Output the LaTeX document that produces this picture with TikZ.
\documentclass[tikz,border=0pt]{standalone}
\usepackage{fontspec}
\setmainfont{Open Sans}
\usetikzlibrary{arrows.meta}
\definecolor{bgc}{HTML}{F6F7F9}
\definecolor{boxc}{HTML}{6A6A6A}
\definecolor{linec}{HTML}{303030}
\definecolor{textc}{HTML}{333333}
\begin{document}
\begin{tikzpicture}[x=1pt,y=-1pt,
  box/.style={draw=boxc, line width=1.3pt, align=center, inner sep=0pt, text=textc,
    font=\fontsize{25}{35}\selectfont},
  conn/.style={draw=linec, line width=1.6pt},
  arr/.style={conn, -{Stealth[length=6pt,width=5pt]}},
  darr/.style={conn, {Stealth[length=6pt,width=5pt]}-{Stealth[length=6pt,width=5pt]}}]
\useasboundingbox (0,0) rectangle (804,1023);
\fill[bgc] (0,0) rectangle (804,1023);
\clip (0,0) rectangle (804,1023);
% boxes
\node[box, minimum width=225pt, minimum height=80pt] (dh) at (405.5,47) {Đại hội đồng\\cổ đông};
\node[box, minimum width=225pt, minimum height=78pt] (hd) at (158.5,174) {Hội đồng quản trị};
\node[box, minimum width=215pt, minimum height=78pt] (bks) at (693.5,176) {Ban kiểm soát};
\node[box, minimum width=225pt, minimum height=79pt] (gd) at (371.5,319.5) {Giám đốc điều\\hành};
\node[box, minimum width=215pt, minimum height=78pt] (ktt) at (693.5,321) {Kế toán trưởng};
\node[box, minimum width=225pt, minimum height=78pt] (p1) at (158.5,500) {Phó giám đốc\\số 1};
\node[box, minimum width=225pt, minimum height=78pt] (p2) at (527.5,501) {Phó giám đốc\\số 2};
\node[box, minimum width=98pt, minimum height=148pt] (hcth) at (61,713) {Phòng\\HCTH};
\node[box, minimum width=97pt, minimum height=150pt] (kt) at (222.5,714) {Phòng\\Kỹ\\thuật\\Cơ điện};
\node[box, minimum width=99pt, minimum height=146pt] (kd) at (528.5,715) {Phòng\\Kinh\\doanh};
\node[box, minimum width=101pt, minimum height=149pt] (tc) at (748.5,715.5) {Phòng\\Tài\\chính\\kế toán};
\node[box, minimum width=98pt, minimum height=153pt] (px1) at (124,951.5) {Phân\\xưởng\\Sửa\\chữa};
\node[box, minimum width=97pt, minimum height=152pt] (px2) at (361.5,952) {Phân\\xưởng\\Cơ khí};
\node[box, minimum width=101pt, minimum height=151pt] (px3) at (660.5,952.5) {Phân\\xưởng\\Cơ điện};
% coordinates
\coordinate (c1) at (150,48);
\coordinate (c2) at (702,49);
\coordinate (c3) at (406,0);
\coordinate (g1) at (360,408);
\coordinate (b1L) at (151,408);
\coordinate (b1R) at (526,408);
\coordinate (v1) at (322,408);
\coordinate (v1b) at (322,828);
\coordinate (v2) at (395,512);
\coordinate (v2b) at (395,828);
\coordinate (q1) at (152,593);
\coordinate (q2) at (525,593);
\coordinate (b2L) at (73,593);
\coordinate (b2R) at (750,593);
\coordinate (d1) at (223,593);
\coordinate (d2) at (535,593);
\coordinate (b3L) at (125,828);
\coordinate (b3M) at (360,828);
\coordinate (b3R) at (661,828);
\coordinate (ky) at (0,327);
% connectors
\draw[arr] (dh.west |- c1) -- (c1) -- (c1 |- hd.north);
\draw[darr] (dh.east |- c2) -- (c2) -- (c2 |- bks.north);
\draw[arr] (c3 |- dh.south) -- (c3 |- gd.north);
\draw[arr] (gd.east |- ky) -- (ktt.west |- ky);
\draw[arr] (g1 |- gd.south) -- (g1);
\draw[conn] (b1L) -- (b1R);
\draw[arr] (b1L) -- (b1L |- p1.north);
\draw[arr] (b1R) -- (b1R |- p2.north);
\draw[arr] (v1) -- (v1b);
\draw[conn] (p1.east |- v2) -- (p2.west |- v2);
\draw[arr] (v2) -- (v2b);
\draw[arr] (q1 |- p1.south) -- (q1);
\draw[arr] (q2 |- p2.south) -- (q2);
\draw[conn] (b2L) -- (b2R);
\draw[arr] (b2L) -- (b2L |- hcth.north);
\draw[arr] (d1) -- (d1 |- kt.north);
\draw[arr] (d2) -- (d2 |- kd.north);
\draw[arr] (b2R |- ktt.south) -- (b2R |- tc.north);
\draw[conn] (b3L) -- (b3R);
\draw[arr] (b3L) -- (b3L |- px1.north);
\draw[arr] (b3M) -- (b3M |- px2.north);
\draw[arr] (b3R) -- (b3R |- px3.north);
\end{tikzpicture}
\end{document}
...
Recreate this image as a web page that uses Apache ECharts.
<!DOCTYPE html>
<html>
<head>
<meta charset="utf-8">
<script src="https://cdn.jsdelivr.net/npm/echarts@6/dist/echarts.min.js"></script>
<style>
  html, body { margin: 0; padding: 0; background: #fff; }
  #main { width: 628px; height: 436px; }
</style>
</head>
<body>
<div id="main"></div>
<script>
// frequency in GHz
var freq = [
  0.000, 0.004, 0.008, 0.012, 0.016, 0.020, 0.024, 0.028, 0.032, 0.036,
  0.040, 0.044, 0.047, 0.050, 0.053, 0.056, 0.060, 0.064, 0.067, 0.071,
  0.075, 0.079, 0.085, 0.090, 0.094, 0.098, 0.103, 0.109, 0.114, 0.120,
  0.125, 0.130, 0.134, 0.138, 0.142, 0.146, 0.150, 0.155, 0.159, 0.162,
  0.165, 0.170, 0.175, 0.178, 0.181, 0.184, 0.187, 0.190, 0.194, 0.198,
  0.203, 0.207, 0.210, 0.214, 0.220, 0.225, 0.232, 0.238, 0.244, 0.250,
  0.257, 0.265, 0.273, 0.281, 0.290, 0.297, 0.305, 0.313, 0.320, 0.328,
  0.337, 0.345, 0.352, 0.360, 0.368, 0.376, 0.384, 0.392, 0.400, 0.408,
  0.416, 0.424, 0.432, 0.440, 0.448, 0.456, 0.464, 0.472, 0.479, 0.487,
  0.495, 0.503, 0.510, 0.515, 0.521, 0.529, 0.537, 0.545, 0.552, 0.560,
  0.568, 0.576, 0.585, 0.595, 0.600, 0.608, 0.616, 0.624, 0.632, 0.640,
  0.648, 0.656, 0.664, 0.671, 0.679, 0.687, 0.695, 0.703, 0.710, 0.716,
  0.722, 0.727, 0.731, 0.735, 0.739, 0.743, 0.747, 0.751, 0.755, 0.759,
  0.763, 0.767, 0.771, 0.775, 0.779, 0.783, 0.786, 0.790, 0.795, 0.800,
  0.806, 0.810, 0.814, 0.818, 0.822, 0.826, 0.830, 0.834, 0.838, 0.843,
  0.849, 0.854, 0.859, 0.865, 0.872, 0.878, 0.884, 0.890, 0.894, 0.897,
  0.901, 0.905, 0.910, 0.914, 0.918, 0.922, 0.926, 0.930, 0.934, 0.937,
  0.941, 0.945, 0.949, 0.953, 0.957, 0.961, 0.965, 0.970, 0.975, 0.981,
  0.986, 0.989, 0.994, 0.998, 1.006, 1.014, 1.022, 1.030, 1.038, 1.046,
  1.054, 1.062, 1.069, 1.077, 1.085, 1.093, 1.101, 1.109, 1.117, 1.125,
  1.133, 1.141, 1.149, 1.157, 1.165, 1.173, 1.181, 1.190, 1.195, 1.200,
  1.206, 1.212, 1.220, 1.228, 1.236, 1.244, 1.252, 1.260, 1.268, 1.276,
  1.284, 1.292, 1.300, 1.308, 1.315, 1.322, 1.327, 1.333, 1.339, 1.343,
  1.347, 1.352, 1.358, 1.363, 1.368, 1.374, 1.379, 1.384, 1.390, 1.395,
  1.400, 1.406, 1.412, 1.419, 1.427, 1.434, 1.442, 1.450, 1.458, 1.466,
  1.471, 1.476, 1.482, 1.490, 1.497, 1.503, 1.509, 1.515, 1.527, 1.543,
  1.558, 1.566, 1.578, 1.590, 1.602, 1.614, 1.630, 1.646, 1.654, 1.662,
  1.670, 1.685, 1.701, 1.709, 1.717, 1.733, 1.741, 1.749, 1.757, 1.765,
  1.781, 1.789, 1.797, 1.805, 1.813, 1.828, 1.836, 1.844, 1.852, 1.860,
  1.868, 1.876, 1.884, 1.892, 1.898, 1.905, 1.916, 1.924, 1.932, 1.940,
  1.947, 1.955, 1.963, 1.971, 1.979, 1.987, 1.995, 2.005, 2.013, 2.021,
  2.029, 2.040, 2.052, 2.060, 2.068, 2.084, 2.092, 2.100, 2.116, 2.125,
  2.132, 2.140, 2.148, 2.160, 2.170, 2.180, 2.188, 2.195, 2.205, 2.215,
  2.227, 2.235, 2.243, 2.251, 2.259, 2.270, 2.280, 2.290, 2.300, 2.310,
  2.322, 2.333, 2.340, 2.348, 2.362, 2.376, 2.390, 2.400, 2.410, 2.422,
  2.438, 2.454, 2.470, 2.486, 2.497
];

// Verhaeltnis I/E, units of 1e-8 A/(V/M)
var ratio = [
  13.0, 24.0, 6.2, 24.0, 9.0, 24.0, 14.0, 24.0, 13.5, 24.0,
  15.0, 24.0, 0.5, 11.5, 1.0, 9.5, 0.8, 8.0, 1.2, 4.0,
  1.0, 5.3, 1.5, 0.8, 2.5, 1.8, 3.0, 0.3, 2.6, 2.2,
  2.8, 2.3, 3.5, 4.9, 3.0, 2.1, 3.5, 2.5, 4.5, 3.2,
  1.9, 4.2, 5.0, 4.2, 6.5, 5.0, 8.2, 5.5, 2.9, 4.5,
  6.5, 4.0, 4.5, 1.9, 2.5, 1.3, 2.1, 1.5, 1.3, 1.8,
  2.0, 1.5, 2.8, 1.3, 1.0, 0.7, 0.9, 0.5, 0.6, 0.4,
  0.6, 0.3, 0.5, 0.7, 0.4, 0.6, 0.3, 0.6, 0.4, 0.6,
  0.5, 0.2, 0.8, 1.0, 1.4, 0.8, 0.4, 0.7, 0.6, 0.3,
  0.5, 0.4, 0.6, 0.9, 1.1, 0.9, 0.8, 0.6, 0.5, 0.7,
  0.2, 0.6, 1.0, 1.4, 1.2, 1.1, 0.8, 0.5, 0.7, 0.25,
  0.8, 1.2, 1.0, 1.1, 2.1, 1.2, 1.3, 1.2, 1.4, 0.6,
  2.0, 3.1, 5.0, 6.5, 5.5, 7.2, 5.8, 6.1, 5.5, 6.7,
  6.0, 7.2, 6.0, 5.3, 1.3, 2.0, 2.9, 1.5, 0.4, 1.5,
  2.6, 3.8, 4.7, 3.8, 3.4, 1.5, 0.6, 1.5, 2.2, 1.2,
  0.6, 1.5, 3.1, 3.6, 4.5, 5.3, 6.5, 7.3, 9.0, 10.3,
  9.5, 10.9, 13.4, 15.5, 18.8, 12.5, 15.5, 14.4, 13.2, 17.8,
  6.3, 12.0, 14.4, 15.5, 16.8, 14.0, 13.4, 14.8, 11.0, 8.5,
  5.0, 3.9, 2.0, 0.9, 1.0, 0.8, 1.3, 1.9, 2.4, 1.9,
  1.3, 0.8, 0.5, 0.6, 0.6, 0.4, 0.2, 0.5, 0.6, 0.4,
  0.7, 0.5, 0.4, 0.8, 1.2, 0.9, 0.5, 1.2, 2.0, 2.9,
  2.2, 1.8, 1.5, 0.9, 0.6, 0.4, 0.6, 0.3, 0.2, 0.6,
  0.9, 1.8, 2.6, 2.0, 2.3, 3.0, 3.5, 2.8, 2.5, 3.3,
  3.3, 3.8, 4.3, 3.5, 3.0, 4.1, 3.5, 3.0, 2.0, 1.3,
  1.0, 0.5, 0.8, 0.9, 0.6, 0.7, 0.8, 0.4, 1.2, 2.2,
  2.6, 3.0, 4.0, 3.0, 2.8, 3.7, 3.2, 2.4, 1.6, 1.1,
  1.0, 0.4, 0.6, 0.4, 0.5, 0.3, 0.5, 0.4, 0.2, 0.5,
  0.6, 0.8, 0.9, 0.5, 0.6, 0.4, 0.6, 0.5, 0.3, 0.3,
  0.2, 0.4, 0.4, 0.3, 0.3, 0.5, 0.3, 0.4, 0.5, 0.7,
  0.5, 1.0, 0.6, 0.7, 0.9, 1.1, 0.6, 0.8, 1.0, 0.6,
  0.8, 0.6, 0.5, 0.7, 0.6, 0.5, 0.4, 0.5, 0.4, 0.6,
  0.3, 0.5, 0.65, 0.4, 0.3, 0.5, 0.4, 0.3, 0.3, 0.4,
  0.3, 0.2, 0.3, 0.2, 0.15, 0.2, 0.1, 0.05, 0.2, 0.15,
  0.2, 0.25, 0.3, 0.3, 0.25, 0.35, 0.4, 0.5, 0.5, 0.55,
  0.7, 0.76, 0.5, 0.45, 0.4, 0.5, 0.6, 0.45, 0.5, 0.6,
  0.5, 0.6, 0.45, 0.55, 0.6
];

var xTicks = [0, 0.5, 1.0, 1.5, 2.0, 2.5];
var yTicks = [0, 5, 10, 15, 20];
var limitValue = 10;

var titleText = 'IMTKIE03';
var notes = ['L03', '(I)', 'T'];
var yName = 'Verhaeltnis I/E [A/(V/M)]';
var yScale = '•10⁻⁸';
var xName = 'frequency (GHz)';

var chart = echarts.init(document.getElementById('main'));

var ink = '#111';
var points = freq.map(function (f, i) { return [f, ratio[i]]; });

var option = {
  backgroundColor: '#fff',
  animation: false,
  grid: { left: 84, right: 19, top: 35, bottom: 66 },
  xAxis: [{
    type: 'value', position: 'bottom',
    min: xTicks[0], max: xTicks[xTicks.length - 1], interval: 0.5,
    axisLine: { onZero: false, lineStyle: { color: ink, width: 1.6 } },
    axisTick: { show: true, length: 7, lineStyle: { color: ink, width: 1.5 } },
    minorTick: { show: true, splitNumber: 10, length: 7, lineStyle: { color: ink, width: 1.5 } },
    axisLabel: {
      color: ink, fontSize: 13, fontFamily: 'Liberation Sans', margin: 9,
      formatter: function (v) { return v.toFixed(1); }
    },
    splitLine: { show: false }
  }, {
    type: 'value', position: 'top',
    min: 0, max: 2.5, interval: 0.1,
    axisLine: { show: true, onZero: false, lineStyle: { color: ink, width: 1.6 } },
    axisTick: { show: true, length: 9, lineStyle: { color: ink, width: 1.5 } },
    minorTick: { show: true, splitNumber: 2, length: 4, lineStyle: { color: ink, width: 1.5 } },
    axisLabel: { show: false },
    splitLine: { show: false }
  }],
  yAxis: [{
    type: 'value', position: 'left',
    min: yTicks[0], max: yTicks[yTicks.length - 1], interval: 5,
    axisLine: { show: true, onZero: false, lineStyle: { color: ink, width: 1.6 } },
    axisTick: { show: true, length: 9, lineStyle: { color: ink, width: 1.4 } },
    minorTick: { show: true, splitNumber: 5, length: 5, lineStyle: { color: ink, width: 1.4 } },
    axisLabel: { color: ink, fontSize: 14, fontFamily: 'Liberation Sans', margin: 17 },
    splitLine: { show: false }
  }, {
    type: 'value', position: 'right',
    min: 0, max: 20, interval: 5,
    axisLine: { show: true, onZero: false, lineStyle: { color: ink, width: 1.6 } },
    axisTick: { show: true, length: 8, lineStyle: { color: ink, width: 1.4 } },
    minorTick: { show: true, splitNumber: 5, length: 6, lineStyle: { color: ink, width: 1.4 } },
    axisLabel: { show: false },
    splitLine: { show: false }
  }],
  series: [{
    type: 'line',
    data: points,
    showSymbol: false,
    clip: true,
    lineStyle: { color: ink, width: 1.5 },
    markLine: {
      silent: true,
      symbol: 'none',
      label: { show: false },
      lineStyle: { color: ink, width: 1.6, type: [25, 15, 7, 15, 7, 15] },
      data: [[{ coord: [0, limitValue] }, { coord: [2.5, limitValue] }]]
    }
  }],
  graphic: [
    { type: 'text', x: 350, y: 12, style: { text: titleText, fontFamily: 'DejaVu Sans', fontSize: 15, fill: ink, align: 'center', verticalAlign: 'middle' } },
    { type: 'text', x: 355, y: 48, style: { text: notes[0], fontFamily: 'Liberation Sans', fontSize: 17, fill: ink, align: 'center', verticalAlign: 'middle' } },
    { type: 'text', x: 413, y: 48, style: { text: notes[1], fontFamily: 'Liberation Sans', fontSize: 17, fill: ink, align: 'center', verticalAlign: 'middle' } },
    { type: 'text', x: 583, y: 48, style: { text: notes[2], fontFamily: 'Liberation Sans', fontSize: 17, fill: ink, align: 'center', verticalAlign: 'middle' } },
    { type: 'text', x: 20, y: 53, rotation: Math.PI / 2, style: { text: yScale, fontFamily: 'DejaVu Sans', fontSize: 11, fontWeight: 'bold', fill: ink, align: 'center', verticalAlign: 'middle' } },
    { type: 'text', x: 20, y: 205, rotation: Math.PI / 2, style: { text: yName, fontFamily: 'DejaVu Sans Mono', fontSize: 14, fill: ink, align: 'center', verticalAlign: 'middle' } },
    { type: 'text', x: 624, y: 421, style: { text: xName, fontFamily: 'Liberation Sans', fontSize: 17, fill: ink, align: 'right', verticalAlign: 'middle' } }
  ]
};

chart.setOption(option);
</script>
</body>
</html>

What is asked:
List the lines of the entries that include "this".

Answer to the task:
Output the LaTeX document that produces this picture with TikZ.
Recreate this image as a web page that uses Apache ECharts.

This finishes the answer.